• [Do this]
Exclude the pictures and reproduce the remaining data exactly as written.

• [Information supplied]
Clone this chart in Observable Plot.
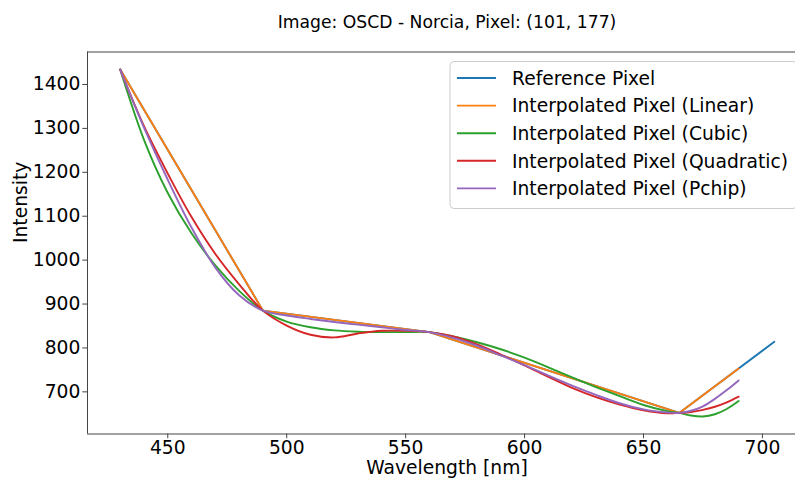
<!DOCTYPE html>
<html><head><meta charset="utf-8">
<script src="https://cdn.jsdelivr.net/npm/d3@7"></script>
<script src="https://cdn.jsdelivr.net/npm/@observablehq/plot@0.6"></script>
<style>
html,body{margin:0;padding:0;background:#fff;}
#chart{position:relative;width:795px;height:482px;overflow:hidden;}
</style></head><body><div id="chart"></div>
<script>
const title = "Image: OSCD - Norcia, Pixel: (101, 177)";
const xLabel = "Wavelength [nm]";
const yLabel = "Intensity";
const seriesNames = ["Reference Pixel", "Interpolated Pixel (Linear)", "Interpolated Pixel (Cubic)", "Interpolated Pixel (Quadratic)", "Interpolated Pixel (Pchip)"];
const seriesColors = ["#1f77b4", "#ff7f0e", "#2ca02c", "#d62728", "#9467bd"];
const xTicks = [450, 500, 550, 600, 650, 700];
const yTicks = [700, 800, 900, 1000, 1100, 1200, 1300, 1400];
const xDomain = [416.25, 713.9];
const yDomain = [604, 1474];

// Reference pixel (band centres)
const refWavelength = [430, 490, 560, 665, 705];
const refIntensity = [1434, 885, 836, 652, 814];
// Linear interpolation (straight segments, evaluated up to 690 nm)
const linearWavelength = [430, 490, 560, 665, 690];
const linearIntensity = [1434, 885, 836, 652, 753];
// Smooth interpolations, read every 10 nm
const curveWavelength = [430, 440, 450, 460, 470, 480, 490, 500, 510, 520, 530, 540, 550, 560, 570, 580, 590, 600, 610, 620, 630, 640, 650, 660, 665, 670, 675, 680, 685, 690];
const cubicIntensity = [1434, 1274, 1153, 1061, 988, 930, 885, 860, 847, 840, 837, 836, 836, 836, 826, 813, 797, 778, 756, 733, 711, 690, 670, 656, 652, 646, 644, 649, 661, 679];
const quadraticIntensity = [1434, 1305, 1197, 1098, 1014, 945, 885, 851, 830, 824, 833, 839, 839, 836, 826, 808, 785, 760, 734, 709, 688, 671, 658, 651, 652, 654, 659, 666, 676, 689];
const pchipIntensity = [1434, 1302, 1183, 1074, 983, 920, 885, 874, 866, 859, 853, 847, 841, 836, 823, 805, 783, 761, 737, 714, 693, 674, 660, 653, 652, 657, 667, 684, 704, 726];

const toRows = (name, xs, ys) => xs.map((x, i) => ({series: name, wavelength: x, intensity: ys[i]}));
const refRows = toRows(seriesNames[0], refWavelength, refIntensity);
const linearRows = toRows(seriesNames[1], linearWavelength, linearIntensity);
const cubicRows = toRows(seriesNames[2], curveWavelength, cubicIntensity);
const quadraticRows = toRows(seriesNames[3], curveWavelength, quadraticIntensity);
const pchipRows = toRows(seriesNames[4], curveWavelength, pchipIntensity);

const lw = 1.9;
const lineOpts = (curve) => ({x: "wavelength", y: "intensity", stroke: "series", strokeWidth: lw, curve});

const plot = Plot.plot({
  width: 795, height: 482,
  marginLeft: 87, marginRight: 0, marginTop: 51.5, marginBottom: 48.5,
  style: {fontFamily: "DejaVu Sans, sans-serif", fontSize: "18.7px", color: "#000", background: "#fff", overflow: "visible"},
  x: {domain: xDomain},
  y: {domain: yDomain},
  color: {domain: seriesNames, range: seriesColors},
  marks: [
    Plot.line(refRows, lineOpts("linear")),
    Plot.line(linearRows, lineOpts("linear")),
    Plot.line(cubicRows, lineOpts("catmull-rom")),
    Plot.line(quadraticRows, lineOpts("catmull-rom")),
    Plot.line(pchipRows, lineOpts("catmull-rom")),
    Plot.ruleX([xDomain[0]], {stroke: "#444", strokeWidth: 1}),
    Plot.ruleY([yDomain[0], yDomain[1]], {stroke: "#444", strokeWidth: 1}),
    Plot.axisX(xTicks, {tickSize: 4.7, tickPadding: 2, label: null, fontSize: 18.7, stroke: "#444", tickFormat: d => String(d)}),
    Plot.axisY(yTicks, {tickSize: 4.7, tickPadding: 2.5, label: null, fontSize: 18.7, stroke: "#444", tickFormat: d => String(d)}),
    Plot.text([xLabel], {frameAnchor: "bottom", dx: 5.5, dy: 39.5, fontSize: 18.7}),
    Plot.text([yLabel], {frameAnchor: "left", dx: -66, rotate: -90, fontSize: 18.7}),
    Plot.text([title], {frameAnchor: "top", dx: 5.5, dy: -36, fontSize: 17.2})
  ]
});

// Legend box (upper right, partly beyond the visible edge like the reference)
const svg = d3.select(plot);
const lg = svg.append("g").attr("font-family", "DejaVu Sans, sans-serif").attr("font-size", 18.7).attr("text-anchor", "start");
lg.append("rect").attr("x", 450).attr("y", 61.5).attr("width", 347).attr("height", 147).attr("rx", 4)
  .attr("fill", "#fff").attr("fill-opacity", 0.8).attr("stroke", "#ccc").attr("stroke-width", 1);
seriesNames.forEach((name, i) => {
  const y = 78 + i * 27.6;
  lg.append("line").attr("x1", 457).attr("x2", 496).attr("y1", y).attr("y2", y)
    .attr("stroke", seriesColors[i]).attr("stroke-width", lw);
  lg.append("text").attr("x", 512).attr("y", y + 6.8).attr("fill", "#000").attr("text-anchor", "start").text(name);
});

document.getElementById("chart").appendChild(plot);
</script></body></html>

• [Answer]
Clone this chart in Observable Plot.
<!DOCTYPE html>
<html><head><meta charset="utf-8">
<script src="https://cdn.jsdelivr.net/npm/d3@7"></script>
<script src="https://cdn.jsdelivr.net/npm/@observablehq/plot@0.6"></script>
<style>
html,body{margin:0;padding:0;background:#fff;}
#chart{position:relative;width:795px;height:482px;overflow:hidden;}
</style></head><body><div id="chart"></div>
<script>
const title = "Image: OSCD - Norcia, Pixel: (101, 177)";
const xLabel = "Wavelength [nm]";
const yLabel = "Intensity";
const seriesNames = ["Reference Pixel", "Interpolated Pixel (Linear)", "Interpolated Pixel (Cubic)", "Interpolated Pixel (Quadratic)", "Interpolated Pixel (Pchip)"];
const seriesColors = ["#1f77b4", "#ff7f0e", "#2ca02c", "#d62728", "#9467bd"];
const xTicks = [450, 500, 550, 600, 650, 700];
const yTicks = [700, 800, 900, 1000, 1100, 1200, 1300, 1400];
const xDomain = [416.25, 713.9];
const yDomain = [604, 1474];

// Reference pixel (band centres)
const refWavelength = [430, 490, 560, 665, 705];
const refIntensity = [1434, 885, 836, 652, 814];
// Linear interpolation (straight segments, evaluated up to 690 nm)
const linearWavelength = [430, 490, 560, 665, 690];
const linearIntensity = [1434, 885, 836, 652, 753];
// Smooth interpolations, read every 10 nm
const curveWavelength = [430, 440, 450, 460, 470, 480, 490, 500, 510, 520, 530, 540, 550, 560, 570, 580, 590, 600, 610, 620, 630, 640, 650, 660, 665, 670, 675, 680, 685, 690];
const cubicIntensity = [1434, 1274, 1153, 1061, 988, 930, 885, 860, 847, 840, 837, 836, 836, 836, 826, 813, 797, 778, 756, 733, 711, 690, 670, 656, 652, 646, 644, 649, 661, 679];
const quadraticIntensity = [1434, 1305, 1197, 1098, 1014, 945, 885, 851, 830, 824, 833, 839, 839, 836, 826, 808, 785, 760, 734, 709, 688, 671, 658, 651, 652, 654, 659, 666, 676, 689];
const pchipIntensity = [1434, 1302, 1183, 1074, 983, 920, 885, 874, 866, 859, 853, 847, 841, 836, 823, 805, 783, 761, 737, 714, 693, 674, 660, 653, 652, 657, 667, 684, 704, 726];

const toRows = (name, xs, ys) => xs.map((x, i) => ({series: name, wavelength: x, intensity: ys[i]}));
const refRows = toRows(seriesNames[0], refWavelength, refIntensity);
const linearRows = toRows(seriesNames[1], linearWavelength, linearIntensity);
const cubicRows = toRows(seriesNames[2], curveWavelength, cubicIntensity);
const quadraticRows = toRows(seriesNames[3], curveWavelength, quadraticIntensity);
const pchipRows = toRows(seriesNames[4], curveWavelength, pchipIntensity);

const lw = 1.9;
const lineOpts = (curve) => ({x: "wavelength", y: "intensity", stroke: "series", strokeWidth: lw, curve});

const plot = Plot.plot({
  width: 795, height: 482,
  marginLeft: 87, marginRight: 0, marginTop: 51.5, marginBottom: 48.5,
  style: {fontFamily: "DejaVu Sans, sans-serif", fontSize: "18.7px", color: "#000", background: "#fff", overflow: "visible"},
  x: {domain: xDomain},
  y: {domain: yDomain},
  color: {domain: seriesNames, range: seriesColors},
  marks: [
    Plot.line(refRows, lineOpts("linear")),
    Plot.line(linearRows, lineOpts("linear")),
    Plot.line(cubicRows, lineOpts("catmull-rom")),
    Plot.line(quadraticRows, lineOpts("catmull-rom")),
    Plot.line(pchipRows, lineOpts("catmull-rom")),
    Plot.ruleX([xDomain[0]], {stroke: "#444", strokeWidth: 1}),
    Plot.ruleY([yDomain[0], yDomain[1]], {stroke: "#444", strokeWidth: 1}),
    Plot.axisX(xTicks, {tickSize: 4.7, tickPadding: 2, label: null, fontSize: 18.7, stroke: "#444", tickFormat: d => String(d)}),
    Plot.axisY(yTicks, {tickSize: 4.7, tickPadding: 2.5, label: null, fontSize: 18.7, stroke: "#444", tickFormat: d => String(d)}),
    Plot.text([xLabel], {frameAnchor: "bottom", dx: 5.5, dy: 39.5, fontSize: 18.7}),
    Plot.text([yLabel], {frameAnchor: "left", dx: -66, rotate: -90, fontSize: 18.7}),
    Plot.text([title], {frameAnchor: "top", dx: 5.5, dy: -36, fontSize: 17.2})
  ]
});

// Legend box (upper right, partly beyond the visible edge like the reference)
const svg = d3.select(plot);
const lg = svg.append("g").attr("font-family", "DejaVu Sans, sans-serif").attr("font-size", 18.7).attr("text-anchor", "start");
lg.append("rect").attr("x", 450).attr("y", 61.5).attr("width", 347).attr("height", 147).attr("rx", 4)
  .attr("fill", "#fff").attr("fill-opacity", 0.8).attr("stroke", "#ccc").attr("stroke-width", 1);
seriesNames.forEach((name, i) => {
  const y = 78 + i * 27.6;
  lg.append("line").attr("x1", 457).attr("x2", 496).attr("y1", y).attr("y2", y)
    .attr("stroke", seriesColors[i]).attr("stroke-width", lw);
  lg.append("text").attr("x", 512).attr("y", y + 6.8).attr("fill", "#000").attr("text-anchor", "start").text(name);
});

document.getElementById("chart").appendChild(plot);
</script></body></html>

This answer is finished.